Tyson Chandler and J.J. Barea are free agents and probably won't be back. It's not even clear how much of a push Mavericks owner Mark Cuban is making to keep them.

Chandler is the most important because he "changed the whole culture defensively for us," Nowitzki said. The problem for Dallas is that's why Chandler is among the most coveted of all available players.

Caron Butler is already off the market. He's headed to the Los Angeles Clippers, a person familiar with the situation has told The Associated Press. Barea has gone from saying he couldn't imagine leaving to expecting to sign elsewhere.

Cuban appears loathe to offer the long, lucrative deals needed to keep those guys. He seems to prefer freeing up salary cap space, and avoiding a huge luxury tax bill, for the first time in his tenure.

He and general manager Donnie Nelson may be making a risky tradeoff, at least in the eyes of his fan base. The swap: Giving up the chance to try repeating with the same nucleus for the chance to land Dwight Howard, Chris Paul, Deron Williams and-or others in the next crop of free agents. Part of the gamble is that the players they want could be dealt in the next week, or any time this season, and never hit the market.

"It's not a decision I'd want to be a part of," Nowitzki said. "Donnie and Mark are obviously looking at what's best for the franchise and for the future. Obviously, we all know we're old, so looking at the next three, four, five years, maybe they want to get some fresh legs."

Nowitzki recalled the heady days in June, when the Mavs rallied to beat the Miami Heat in the finals for the first championship in franchise history. They returned home for a parade and celebration 31 years in the making. During a private moment, players all said they wanted to stick together and try doing it again.

Then came the lockout.

Negotiations, and anything else between players and management, were forbidden. Nowitzki said the only contact he'd had with Cuban since the lockout hit came at the ESPYs, and it was brief. ("He was sitting somewhere else," Nowitzki said, smiling as he set up his zinger to the boss: "I was sitting front row.")

Having a title makes it easier for Nowitzki to take a wait-and-see approach. Had the Mavericks just been denied again, he -- and probably Cuban, too -- would be fretting about the dwindling number of prime years left in the 33-year-old German's career.

"As a player, you've won it once and you'd obviously love to have the same crew back and defend our title that way," Nowitzki said. "But we understand that it's a business."

Last summer, Nowitzki went through the business end of things as a free agent for the first time in his career. When he decided to stay in Dallas, he took $16 million less than a maximum contract so the club would have a better chance to sign a quality supporting cast.

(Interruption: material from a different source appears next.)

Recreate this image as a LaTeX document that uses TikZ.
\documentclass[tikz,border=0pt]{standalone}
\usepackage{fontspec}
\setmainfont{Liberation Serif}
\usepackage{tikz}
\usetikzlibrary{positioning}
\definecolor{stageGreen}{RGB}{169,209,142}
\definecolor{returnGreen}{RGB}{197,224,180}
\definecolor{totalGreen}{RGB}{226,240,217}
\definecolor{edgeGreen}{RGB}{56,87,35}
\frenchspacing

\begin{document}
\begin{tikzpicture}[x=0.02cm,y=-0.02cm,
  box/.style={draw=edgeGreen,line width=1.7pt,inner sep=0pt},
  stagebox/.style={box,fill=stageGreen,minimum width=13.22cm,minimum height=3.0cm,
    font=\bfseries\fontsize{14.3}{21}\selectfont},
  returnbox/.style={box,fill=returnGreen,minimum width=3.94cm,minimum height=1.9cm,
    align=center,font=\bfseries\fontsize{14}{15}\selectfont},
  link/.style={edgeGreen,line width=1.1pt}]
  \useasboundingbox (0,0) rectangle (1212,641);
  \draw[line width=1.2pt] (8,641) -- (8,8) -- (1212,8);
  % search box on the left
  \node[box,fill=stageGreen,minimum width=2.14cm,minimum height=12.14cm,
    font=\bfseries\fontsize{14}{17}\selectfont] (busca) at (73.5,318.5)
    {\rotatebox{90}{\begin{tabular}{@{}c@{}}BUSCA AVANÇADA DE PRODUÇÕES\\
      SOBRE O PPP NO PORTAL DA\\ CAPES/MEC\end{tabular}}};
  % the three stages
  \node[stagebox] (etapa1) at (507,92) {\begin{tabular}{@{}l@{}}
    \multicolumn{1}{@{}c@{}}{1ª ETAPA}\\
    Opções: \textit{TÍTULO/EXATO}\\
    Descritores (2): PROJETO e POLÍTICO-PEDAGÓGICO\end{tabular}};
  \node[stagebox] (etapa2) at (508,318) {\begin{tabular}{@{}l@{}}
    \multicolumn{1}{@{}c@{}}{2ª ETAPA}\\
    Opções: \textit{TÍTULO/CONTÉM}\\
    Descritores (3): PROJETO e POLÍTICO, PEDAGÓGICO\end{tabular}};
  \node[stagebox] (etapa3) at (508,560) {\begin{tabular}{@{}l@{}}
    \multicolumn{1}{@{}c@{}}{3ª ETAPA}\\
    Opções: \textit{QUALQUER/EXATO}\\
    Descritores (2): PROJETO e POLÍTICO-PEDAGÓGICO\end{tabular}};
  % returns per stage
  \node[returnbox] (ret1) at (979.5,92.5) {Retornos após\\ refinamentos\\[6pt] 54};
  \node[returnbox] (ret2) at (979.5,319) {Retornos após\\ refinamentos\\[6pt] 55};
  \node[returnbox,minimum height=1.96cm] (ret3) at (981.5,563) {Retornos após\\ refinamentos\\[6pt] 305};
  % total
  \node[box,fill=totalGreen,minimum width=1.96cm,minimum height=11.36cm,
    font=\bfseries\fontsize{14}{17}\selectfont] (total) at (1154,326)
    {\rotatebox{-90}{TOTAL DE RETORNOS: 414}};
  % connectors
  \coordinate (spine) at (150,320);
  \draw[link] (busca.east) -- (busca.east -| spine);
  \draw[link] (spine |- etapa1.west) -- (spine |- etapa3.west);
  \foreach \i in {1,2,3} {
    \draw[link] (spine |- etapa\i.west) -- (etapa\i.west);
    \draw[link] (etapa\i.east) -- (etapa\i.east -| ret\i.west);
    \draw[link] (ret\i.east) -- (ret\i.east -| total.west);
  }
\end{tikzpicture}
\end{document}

"I guess I didn't take less enough," Nowitzki said, laughing. "I still got a decent deal out of it, so maybe it wasn't enough cutback."

Another reason for Nowitzki's calm is that he's seen Cuban do this before.

Nowitzki didn't like losing good friend Steve Nash, then Michael Finley a year later, but the Mavericks ended up going to the finals without them in 2006 and had one of the best records in league history in '07. The same front office team of Nelson and Cuban rebuilt the roster again to get Chandler, Jason Kidd and the other key players that won it all in `11.

"We know that Donnie has the knowledge and Cubes (too)," Nowitzki said. "They're going to make the right decisions for this team."